I first visited Park Guell, designed by the Catalan architect Antoni Gaudi in the last dark days of Franco’s rule, before a resurgent Catalonia and before Barcelona had become a hip tourist destination. Then the park was a sleepy and sad run-down place used mainly by dog-walkers, many of its bizarre structures roped off and scaffolded because of their poor state of repair.
I had become familiar with the works of Gaudi following a major retrospective at the Museum of Modern Art in New York in 1976. His remarkable buildings and park were rediscovered and popularised, and became part of the rebranding of Barcelona (then a declining industrial city) into one of Europe’s major tourist destinations.
Born in 1876, from an early age Gaudi was fascinated by nature and architecture. As he grew older these two passions merged, and he made detailed studies of the organic structures of plants and mammals; how stems and branches supported leaves and how a ribcage could form an efficient structure for a mammal. This is the key to understanding the amazing buildings of Gaudi, and the structures of Park Guell.
His client, Eusebio Guell, was one of Barcelona’s foremost industrialists and much influenced by the Garden City Movement. He conceived what was later to be called Park Guell as a speculative gated community where wealthy Barcelona families could live close to nature and escape the dirt and smog of the city. Guell asked his close friend Gaudi, who had worked for him previously to be the master planner and architect for the project, although individual houses were to be designed by other architects.
At the entrance to the steeply-ascending park are the Hansel and Gretel-like gatehouse and office, with roofs like soft scoop ice cream. From here, I climbed the double stair enclosing the famous tiled lizard to the Hypostyle Hall supported on neo-Doric columns, many of them leaning drunkenly inwards. This was planned to be a market place and I have always thought it to be an over-elaborate solution.
Above is an extensive esplanade intended for promenading and performances with its remarkable undulating broken tiled seating. Numerous colonnades, viaducts, and very substantial embankments were built to support a series of terraces. Roads snaked up through the site, and steps and footpaths took shortcuts between the different levels.

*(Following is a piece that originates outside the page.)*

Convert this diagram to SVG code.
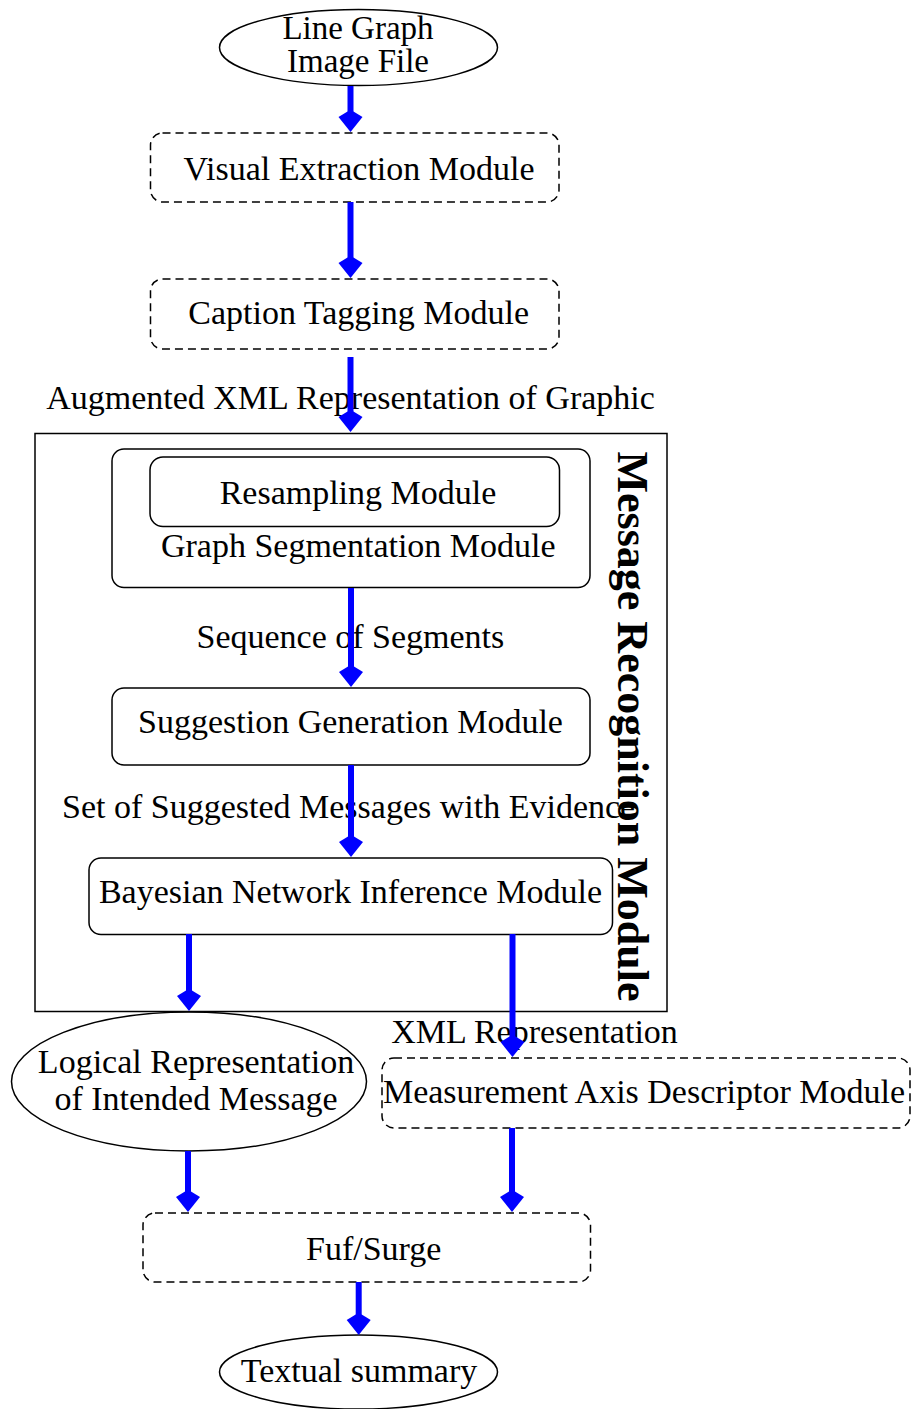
<svg xmlns="http://www.w3.org/2000/svg" xmlns:xlink="http://www.w3.org/1999/xlink" width="914" height="1409" viewBox="0 0 914 1409">
<style>
text{font-family:"Liberation Serif","Times New Roman",serif;font-size:34px;fill:#000;text-anchor:middle}
.solid{fill:none;stroke:#000;stroke-width:1.5}
.dash{fill:none;stroke:#000;stroke-width:1.5;stroke-dasharray:8 5}
.conn line{stroke:#0000ff;stroke-width:6}
.conn use{fill:#0000ff}
</style>
<defs>
<path id="ah" d="M-3,-20.5 L3,-20.5 L12,-15 L0,0 L-12,-15 Z"/>
</defs>
<rect width="914" height="1409" fill="#fff"/>

<g id="line-graph">
<ellipse class="solid" cx="358.5" cy="47.5" rx="139" ry="38"/>
<text x="358" y="39" style="font-size:33px">Line Graph</text>
<text x="358" y="72" style="font-size:33px">Image File</text>
</g>

<g id="visual-extraction">
<rect class="dash" x="150.5" y="133" width="408.5" height="69" rx="12"/>
<text x="359" y="180">Visual Extraction Module</text>
</g>

<g id="caption-tagging">
<rect class="dash" x="150.5" y="279" width="408.5" height="70" rx="12"/>
<text x="358.7" y="324">Caption Tagging Module</text>
</g>

<g id="augmented-label">
<text x="350.5" y="409">Augmented XML Representation of Graphic</text>
</g>

<g id="message-recognition">
<rect class="solid" x="35" y="433.5" width="632" height="578"/>
<text transform="translate(618,726.5) rotate(90)" style="font-weight:bold;font-size:44px">Message Recognition Module</text>
</g>

<g id="graph-segmentation">
<rect class="solid" x="112" y="449" width="478" height="138.5" rx="12"/>
<text x="358.3" y="556.5">Graph Segmentation Module</text>
</g>

<g id="resampling">
<rect class="solid" x="150" y="457" width="409.5" height="69.5" rx="13"/>
<text x="358" y="504">Resampling Module</text>
</g>

<g id="sequence-label">
<text x="350.4" y="648">Sequence of Segments</text>
</g>

<g id="suggestion-generation">
<rect class="solid" x="112" y="688" width="478" height="77" rx="12"/>
<text x="350.5" y="733">Suggestion Generation Module</text>
</g>

<g id="suggested-label">
<text x="62" y="818" style="text-anchor:start">Set of Suggested Messages with Evidence</text>
</g>

<g id="bayesian">
<rect class="solid" x="89" y="858" width="523.5" height="76.5" rx="12"/>
<text x="350.5" y="903">Bayesian Network Inference Module</text>
</g>

<g id="logical-representation">
<ellipse class="solid" cx="189" cy="1081.5" rx="177.5" ry="69.5"/>
<text x="196" y="1073">Logical Representation</text>
<text x="196" y="1110">of Intended Message</text>
</g>

<g id="xml-label">
<text x="534.5" y="1043">XML Representation</text>
</g>

<g id="measurement-axis">
<rect class="dash" x="382" y="1058" width="528" height="70" rx="12"/>
<text x="644" y="1103">Measurement Axis Descriptor Module</text>
</g>

<g id="fuf-surge">
<rect class="dash" x="143" y="1213" width="447.5" height="69" rx="12"/>
<text x="373.7" y="1260">Fuf/Surge</text>
</g>

<g id="textual-summary">
<ellipse class="solid" cx="358.5" cy="1372" rx="139" ry="37"/>
<text x="359" y="1382">Textual summary</text>
</g>

<g id="connectors" class="conn">
<line x1="350.5" y1="86" x2="350.5" y2="112"/>
<use xlink:href="#ah" x="350.5" y="132"/>
<line x1="350.5" y1="202" x2="350.5" y2="258"/>
<use xlink:href="#ah" x="350.5" y="278"/>
<line x1="350.5" y1="357" x2="350.5" y2="412"/>
<use xlink:href="#ah" x="350.5" y="432"/>
<line x1="351" y1="588" x2="351" y2="667"/>
<use xlink:href="#ah" x="351" y="687"/>
<line x1="351" y1="765" x2="351" y2="837"/>
<use xlink:href="#ah" x="351" y="857"/>
<line x1="189" y1="934" x2="189" y2="991"/>
<use xlink:href="#ah" x="189" y="1011"/>
<line x1="512.5" y1="934" x2="512.5" y2="1037"/>
<use xlink:href="#ah" x="512.5" y="1057"/>
<line x1="188" y1="1151" x2="188" y2="1192"/>
<use xlink:href="#ah" x="188" y="1212"/>
<line x1="512" y1="1128" x2="512" y2="1192"/>
<use xlink:href="#ah" x="512" y="1212"/>
<line x1="358.7" y1="1282" x2="358.7" y2="1315"/>
<use xlink:href="#ah" x="358.7" y="1335"/>
</g>
</svg>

With this extraordinary infrastructure in place, Guell’s intention was to sell the 60 triangular parcels of land for development, but a reverse in the housing market led to only three sites being developed, one of which was Gaudi’s own house (now his museum), another the refurbishment of Guell’s existing mansion. The venture went bankrupt, but if it had succeeded it would have been a private fairly crowded gated residential development with a very different feel.
I have always felt that the site was wrong for this project and that the cost of the infrastructure probably caused the plots to be over-priced. A further disadvantage was that it was not close to a metro stop or a tram line. Other speculative developments in Barcelona, built on flatter land that satisfied these criteria succeeded around the time Park Guell failed.
The site, originally known as Bare Mountain, was abandoned for several years but taken over by Barcelona City Council in the early 1920s, and after much tree-planting opened as a municipal park. Gaudi had never been popular outside his circle of clerics and wealthy industrialists, and was viewed by the public as ‘a madman with a sense of grandeur.’ The eventual victory of Franco in the Spanish Civil War led to the suppression of all things Catalan, and Gaudi although by then dead, became further discredited because he had been an ardent Catalan nationalist.
Today Park Guell, along with six of Gaudi’s buildings have been declared UNESCO World Heritage sites. Knowing it in a run-down state, it is a joy for me to see the masonry has been lovingly repaired, the amazing tile work and the beautiful wrought iron gates and railings carefully restored and stylish new boundary fences, handrails and landscaping details put in place.
Great care has been taken by garden designer Anna Bernal in planting up the generous drifts of perennials and small shrubs to the beds and borders to counterbalance the strange structures.
Intended as a garden city rather than the wonderful public park it has since become, Park Guell is a dream-like place of pilgrimage for the many thousands seeking the Gaudi Experience. Thankfully, it has come a long way since the grim days of Franco.